Abel Abel

I told myself everything was going to be fine, but I lied

These tears are real and these Smiles are real too.
I must confess this chapter is hard, very very hard.
I’m writing to you from an open wound, starring directly at the scars that has define my thought in the last few years.

Like me, you may have wonder the cruelty that exists in our World,
the pain and hurt that we endure in our quest to find happiness,
and the undiluted lies they keep telling us when they ‘politics’ their way to capture our mandate for their pockets.

Like me, you may have wondered about the racial divide. Are you black enough or white enough to deny this?
You may have wondered about the whole South – North arguments, the Feminism struggle, the gay and lesbian ‘sentence’ and sometimes you may have paused to ask yourself a question, are we still humans?

Like me, you may have seen the malnutrition problem , the class divide, the poverty crisis ,the unemployment challenge and maybe sometimes you wish you can just change everything and make the World better.

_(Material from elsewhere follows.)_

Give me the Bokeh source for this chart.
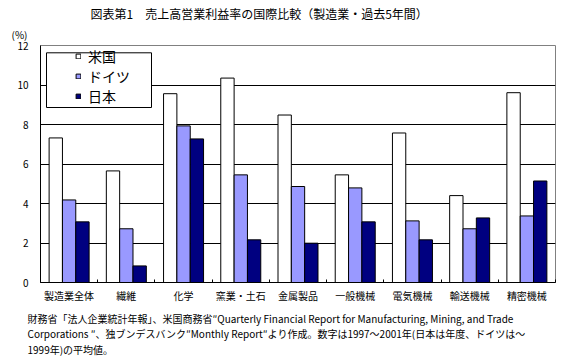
from bokeh.plotting import figure
from bokeh.models import (Range1d, FixedTicker, Legend, LegendItem, Title,
                          BoxAnnotation, ColumnDataSource)
from bokeh.embed import file_html
from bokeh.resources import INLINE

categories = ["製造業全体", "繊維", "化学", "窯業・土石", "金属製品",
              "一般機械", "電気機械", "輸送機械", "精密機械"]
series = ["米国", "ドイツ", "日本"]
us = [7.32, 5.65, 9.56, 10.35, 8.48, 5.45, 7.57, 4.40, 9.61]
germany = [4.18, 2.72, 7.93, 5.45, 4.86, 4.79, 3.12, 2.72, 3.37]
japan = [3.07, 0.84, 7.27, 2.16, 1.99, 3.07, 2.16, 3.27, 5.14]
y_ticks = [0, 2, 4, 6, 8, 10, 12]
colors = ["#FFFFFF", "#9999FF", "#000080"]

title_text = "図表第1　売上高営業利益率の国際比較（製造業・過去5年間）"
unit_text = "(%)"
note_lines = [
    "財務省「法人企業統計年報」、米国商務省″Quarterly Financial Report for Manufacturing, Mining, and Trade",
    "Corporations ″、独ブンデスバンク″Monthly Report″より作成。数字は1997～2001年(日本は年度、ドイツは～",
    "1999年)の平均値。",
]

FONT = "Noto Sans CJK JP"

p = figure(width=580, height=360, output_backend="svg", toolbar_location=None,
           x_range=Range1d(0, len(categories)), y_range=Range1d(0, 12),
           min_border_left=40, min_border_right=25, min_border_top=45,
           min_border_bottom=78)
p.background_fill_color = "white"
p.border_fill_color = "white"
p.outline_line_color = "#808080"
p.outline_line_width = 1

centers = [i + 0.5 for i in range(len(categories))]
bar_w = 0.233
renderers = []
for k, vals in enumerate([us, germany, japan]):
    src = ColumnDataSource(dict(x=[c + (k - 1) * bar_w for c in centers], top=vals))
    r = p.vbar(x="x", top="top", bottom=0, width=bar_w, source=src,
               fill_color=colors[k], line_color="black", line_width=1)
    renderers.append(r)

# x axis
p.xaxis.ticker = FixedTicker(ticks=centers, minor_ticks=list(range(0, len(categories) + 1)))
p.xaxis.major_label_overrides = {c: cat for c, cat in zip(centers, categories)}
p.xaxis.major_tick_in = 0
p.xaxis.major_tick_out = 0
p.xaxis.minor_tick_in = 3
p.xaxis.minor_tick_out = 0
p.xaxis.minor_tick_line_color = "black"
p.xaxis.major_label_standoff = 5
p.xaxis.major_label_text_font = FONT
p.xaxis.major_label_text_font_size = "10px"
p.xaxis.major_label_text_color = "black"
p.xaxis.axis_line_color = "black"
p.xgrid.visible = False

# y axis
p.yaxis.ticker = FixedTicker(ticks=y_ticks)
p.yaxis.major_tick_in = 0
p.yaxis.major_tick_out = 0
p.yaxis.minor_tick_in = 0
p.yaxis.minor_tick_out = 0
p.yaxis.major_label_standoff = 12
p.yaxis.major_label_text_font = FONT
p.yaxis.major_label_text_font_size = "10px"
p.yaxis.major_label_text_color = "black"
p.yaxis.axis_line_color = "black"
p.ygrid.ticker = FixedTicker(ticks=y_ticks[1:-1])
p.ygrid.grid_line_color = "black"
p.ygrid.grid_line_width = 1

# legend box + legend (box position in data units)
box = BoxAnnotation(left=0.105, right=1.94, top=11.63, bottom=8.86,
                    fill_color="white", fill_alpha=1.0,
                    line_color="black", line_width=1, line_alpha=1.0)
p.add_layout(box)

legend = Legend(items=[LegendItem(label=s, renderers=[r]) for s, r in zip(series, renderers)],
                location=(35, 176), orientation="vertical",
                padding=0, margin=0, spacing=0,
                glyph_width=6, glyph_height=6, label_standoff=7,
                label_height=17, label_text_font=FONT, label_text_font_size="14px",
                label_text_color="black",
                background_fill_alpha=0, border_line_alpha=0)
p.add_layout(legend)

# texts above (first added = nearest the frame)
p.add_layout(Title(text=unit_text, align="left", offset=-29, standoff=7,
                   text_font=FONT, text_font_size="10px", text_font_style="normal",
                   text_color="black"), "above")
p.add_layout(Title(text=title_text, align="left", offset=50, standoff=0,
                   text_font=FONT, text_font_size="12px", text_font_style="normal",
                   text_color="black"), "above")

# notes below the axis (one multi-line title)
p.add_layout(Title(text="\n".join(note_lines), align="left", offset=-13, standoff=5,
                   text_font=FONT, text_font_size="10px", text_font_style="normal",
                   text_line_height=1.05, text_color="black"), "below")

open("out.html", "w").write(file_html(p, INLINE))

Please, I don’t blame you for anything,
I blame myself for buying their lies,
I blame myself for believing in their lies,
I blame myself for letting their lies to destroy my happiness.

Let me confess:
This is me speaking,
I used to tell myself that everything was going to be fine,
I’m sorry dear me, I lied,
Everything is fine already, that’s the truth,
I’m sorry for not being grateful to God for his daily love and blessing.
I’m sorry for lying to you all this while,
Don’t expect, just enjoy the moment, everything is just fine.